Overhead Building Detection

Model by Modzy

This model can identify and mark the outline of buildings within an image or photo. It accepts 300 pixel by 300 pixel RGB JPEG files. It outputs a new version of the input image, showing bounding boxes and pixel masks that highlight any detected buildings, along with a JSON file which includes all of the same information. This model can be used in multiple ways, such as to calculate building area footprints, or identify buildings that have been damaged by a natural disaster.

  • Description

    Product Description


    This model was trained on a very large dataset of over 280K overhead images coming from different distributions. This model obtains performance scores of average precision 0.70 and average recall 0.48 for Intersection over Union (IOU) value of 0.5. Some of this model’s strengths include its capability in detecting buildings of different sizes and shapes, its high transferability across domains, i.e., to images from pixel distributions other than what the model was trained on and its fast inference run-time on both CPU and GPU. The model works best with clear overhead imagery, without clouds or noise in the image.

    70% Average Precision – A higher precision score indicates that on average the majority of labels predicted by the model for different classes are accurate. Further information here.

    48% Average Recall – A higher recall score indicates that on average the model finds and predicts correct labels for the majority of the classes it is supposed to find. Further information here.


    This model is based on the Mask RCNN deep neural network, a method first published in 2017 by a Facebook AI team. Mask RCNN is the latest architecture from the R-CNN family of algorithms; it was chosen for this model because it performs object detection and masking more quickly than any of the other RCNN-based architectures. The RCNN approach of detecting objects in an image is different from one-shot learning architectures such as YOLO; it starts by proposing random bounding boxes, then uses convolutional neural networks and regional proposal networks to regress the boxes to specific objects in the images. This approach reaches a higher and more precise detection performance, compared with faster but less accurate architectures such as YOLO and SSD. The model uses the Keras deep learning framework.


    This model was trained on a large dataset of satellite imagery, consisting of 280,741 RGB images. The images in the training and validation datasets come from OpenStreetMap and include a variety of sources including nano-satellites, drones, and conventional high-altitude satellites.

    The model was trained in three stages:

    1. The network heads of the model were trained using stochastic gradient descent for 40 epochs with 1,000 steps per epoch, learning rate of 0.001, and momentum of 0.9.

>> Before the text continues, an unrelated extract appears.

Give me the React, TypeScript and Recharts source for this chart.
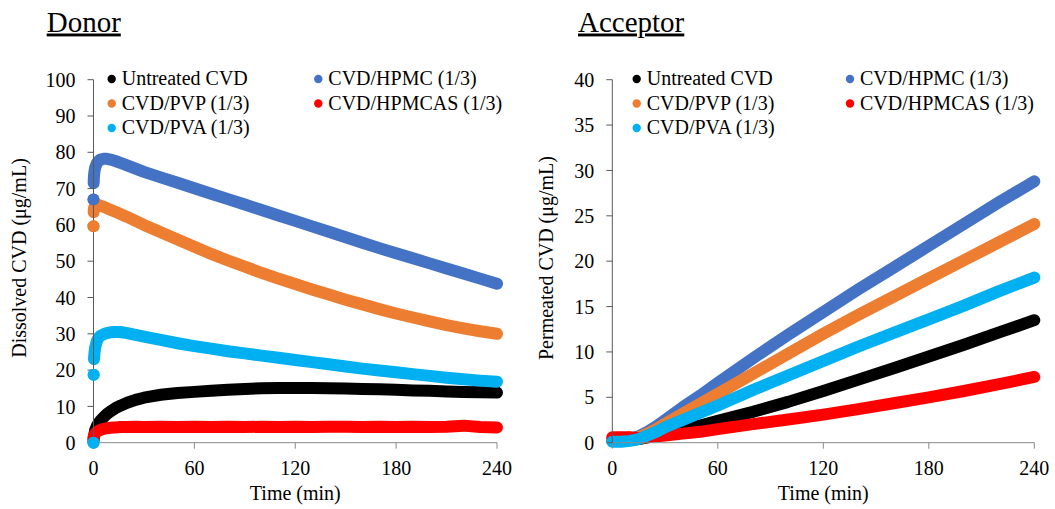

    2. The rest of the ResNet model was trained using stochastic gradient descent for 120 epochs with 1,000 steps per epoch, learning rate of 0.001, and momentum of 0.9.

    3. All layers were tuned one more time by training of the entire network using stochastic gradient descent for another 160 epochs with 1,000 steps per epoch, a smaller learning rate of 0.0001, and momentum of 0.9.


    The performance of the model was tested on a validation dataset consisting of 60,317 images. Because of the large training and test dataset sizes, there was no need for k-fold cross-validation.


    The input(s) to this model must adhere to the following specifications:

    Filename Maximum Size Accepted Format(s)
    image 1M .jpg, .png


    This model will output the following:

    Filename Maximum Size Format
    results.json 1M .json